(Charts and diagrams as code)
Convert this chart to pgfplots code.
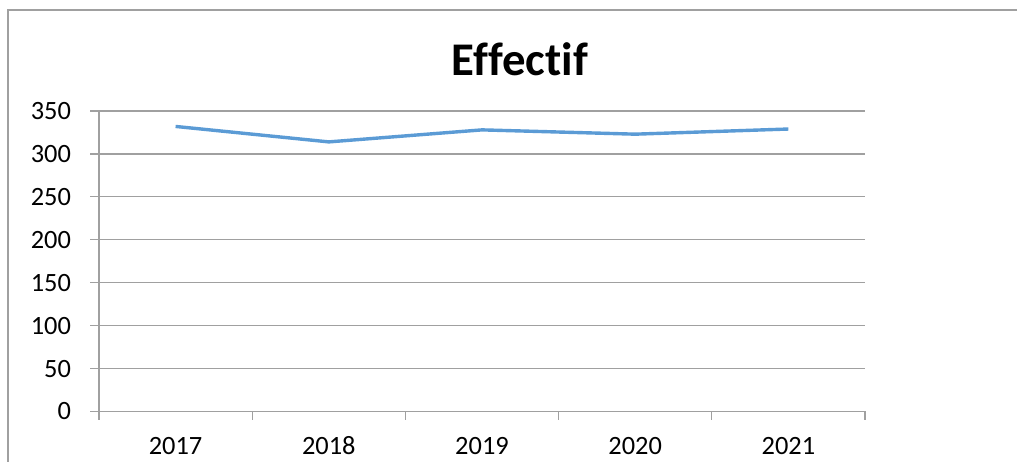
\documentclass[border=0pt]{standalone}
\usepackage{pgfplots}
\pgfplotsset{compat=1.18}
\usepackage{fontspec}
\setmainfont{Carlito}[Ligatures=NoCommon]
\definecolor{linecol}{RGB}{91,155,213}
\definecolor{gridcol}{RGB}{160,160,160}
\begin{document}
\begin{tikzpicture}[x=1bp,y=1bp]
\useasboundingbox (0,0) rectangle (1017,462);
\draw[gridcol, line width=1.2bp] (8,0) -- (8,452) -- (1017,452);
\node[font=\fontsize{47}{56}\selectfont\bfseries, anchor=base] at (520,386) {Effectif};
\begin{axis}[
  at={(99bp,50.5bp)}, anchor=origin,
  scale only axis, width=766bp, height=300.5bp,
  xmin=0, xmax=5, ymin=0, ymax=350,
  xtick={0,1,2,3,4,5},
  xticklabels={2017,2018,2019,2020,2021},
  x tick label as interval,
  ytick={0,50,...,350},
  axis x line*=bottom, axis y line*=left,
  axis line style={gridcol, line width=1.2bp, -},
  ymajorgrids, major grid style={gridcol, line width=1.2bp},
  tick align=outside, major tick length=8.5bp,
  tick style={gridcol, line width=1.2bp},
  ticklabel style={font=\fontsize{26.5}{30}\selectfont},
  /pgf/number format/assume math mode=true,
  yticklabel style={anchor=east, xshift=-16bp},
  xticklabel style={anchor=center, yshift=-26bp},
  clip=false,
]
\addplot[linecol, line width=3.4bp, line join=round] coordinates {
 (0.5,332) (1.5,314) (2.5,328) (3.5,323) (4.5,329)
};
\end{axis}
\end{tikzpicture}
\end{document}
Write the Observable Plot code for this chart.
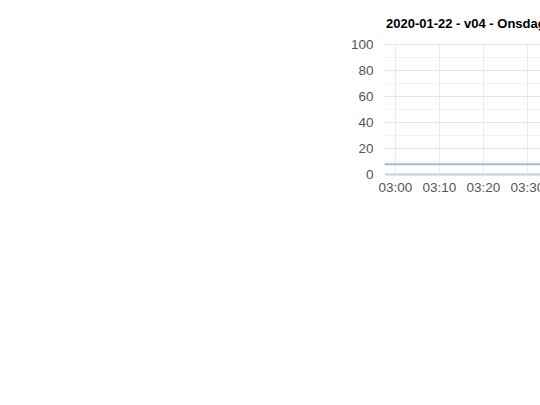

## YOUR OBJECTIVE
Retype the records exactly. Any image in them should not appear in what you write.

## CORRECT ANSWER
Convert this chart to pgfplots code.
\documentclass[border=0pt]{standalone}
\usepackage{pgfplots}
\pgfplotsset{compat=1.18}
\usepackage{fontspec}
\setmainfont{Carlito}[Ligatures=NoCommon]
\definecolor{linecol}{RGB}{91,155,213}
\definecolor{gridcol}{RGB}{160,160,160}
\begin{document}
\begin{tikzpicture}[x=1bp,y=1bp]
\useasboundingbox (0,0) rectangle (1017,462);
\draw[gridcol, line width=1.2bp] (8,0) -- (8,452) -- (1017,452);
\node[font=\fontsize{47}{56}\selectfont\bfseries, anchor=base] at (520,386) {Effectif};
\begin{axis}[
  at={(99bp,50.5bp)}, anchor=origin,
  scale only axis, width=766bp, height=300.5bp,
  xmin=0, xmax=5, ymin=0, ymax=350,
  xtick={0,1,2,3,4,5},
  xticklabels={2017,2018,2019,2020,2021},
  x tick label as interval,
  ytick={0,50,...,350},
  axis x line*=bottom, axis y line*=left,
  axis line style={gridcol, line width=1.2bp, -},
  ymajorgrids, major grid style={gridcol, line width=1.2bp},
  tick align=outside, major tick length=8.5bp,
  tick style={gridcol, line width=1.2bp},
  ticklabel style={font=\fontsize{26.5}{30}\selectfont},
  /pgf/number format/assume math mode=true,
  yticklabel style={anchor=east, xshift=-16bp},
  xticklabel style={anchor=center, yshift=-26bp},
  clip=false,
]
\addplot[linecol, line width=3.4bp, line join=round] coordinates {
 (0.5,332) (1.5,314) (2.5,328) (3.5,323) (4.5,329)
};
\end{axis}
\end{tikzpicture}
\end{document}
Write the Observable Plot code for this chart.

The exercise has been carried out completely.